Now there is a difference between somebody telling you that you are doing harm by having sex outside of marriage or stealing or that your belief is harmful. Being accused of being harmful is not the same thing as being accused of harbouring a belief that harms. One tells you what kind of person you are – a harmer. And it imputes fault. And the other tells you that you have been sucked into a belief that is bad. That may not be your fault. You may just need light to cast out the darkness of the belief.

However there are people who advocate beliefs that can be taken for good ones who know fine well they are a lot less good than they are made to appear.
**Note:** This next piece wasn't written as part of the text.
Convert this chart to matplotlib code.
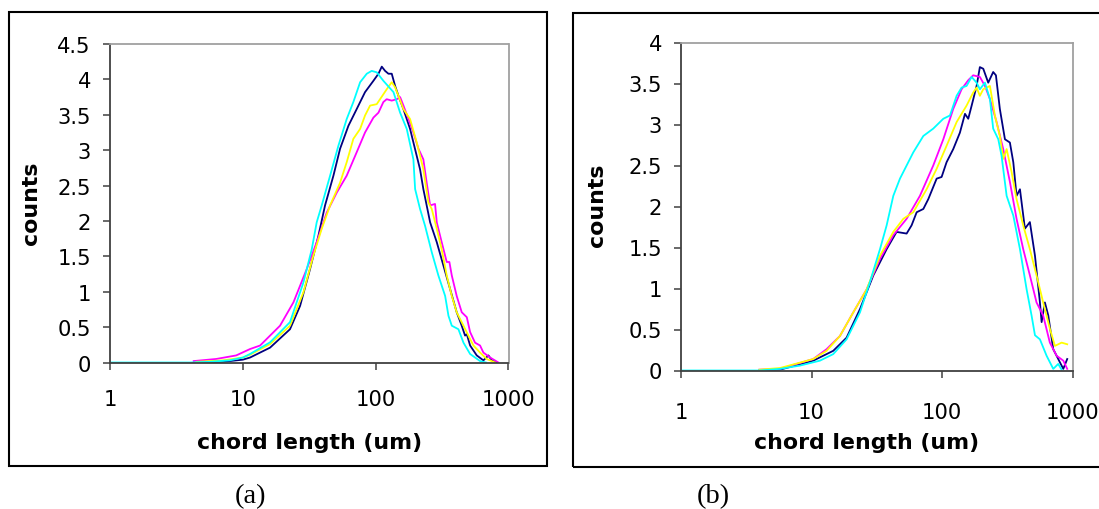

If a person cannot make mistakes, a person cannot really sin.  Religion and criminal law hold that being evil is compatible with having mistaken views that are relevant to the evil and help cause it.  I am told not to centre on myself, not to trust myself too much.  The evidence is that people can swear that x is the right course for them and be disastrously wrong.  The person who swears the ice is thick and it has to be, may find out the hard way when he or she falls through it. It was thin after all.  But it is luck that makes it a mistake.  Bad luck we should say.  It is better to freeze to death fast than not to and suffer a lingering death if a nuclear war breaks out or a meteorite hits. Nobody knows or can really make a reasonable prediction.  Our moralising involves a lot of guessing.  People go along with our guesses for they feel they will be considered immoral and evil if they do not.  There is a bullying side to it all.

As tricky as trusting yourself is, at least you are in a position to know best.  For that reason handing that trust to God or somebody else is worse  In that sense mistakes are collateral damage rather than mistakes.

If you think you have God on your side and that God is hearing your prayers for guidance you will hate the person who will not trust you enough to do what you want.

Christians who think they are hated if their belief is hated are clearly identifying too closely with their belief. The rest may be feigning that they do this for it is a clever ploy for keeping you from hearing that you may be wrong.  Evidence should lead you to belief and form it. A belief can and should only develop in a person upon exposure to evidence.  Evidence.  Not prejudice.  Not guesses.  Not feelings.  Evidence.  Nothing else. If you think you can choose to believe or that belief is chosen you may take it personally if the belief is demolished by critics.

Being led by faith to think that you are hated for your beliefs causes you to hate critics eventually.  There is a saying that if you see hate in others that is not there that is a sign that the real hate is in you.  You see in others what is inside yourself.

We flatly conclude that Christianity and religion are not really in the service of love or at least non-hate.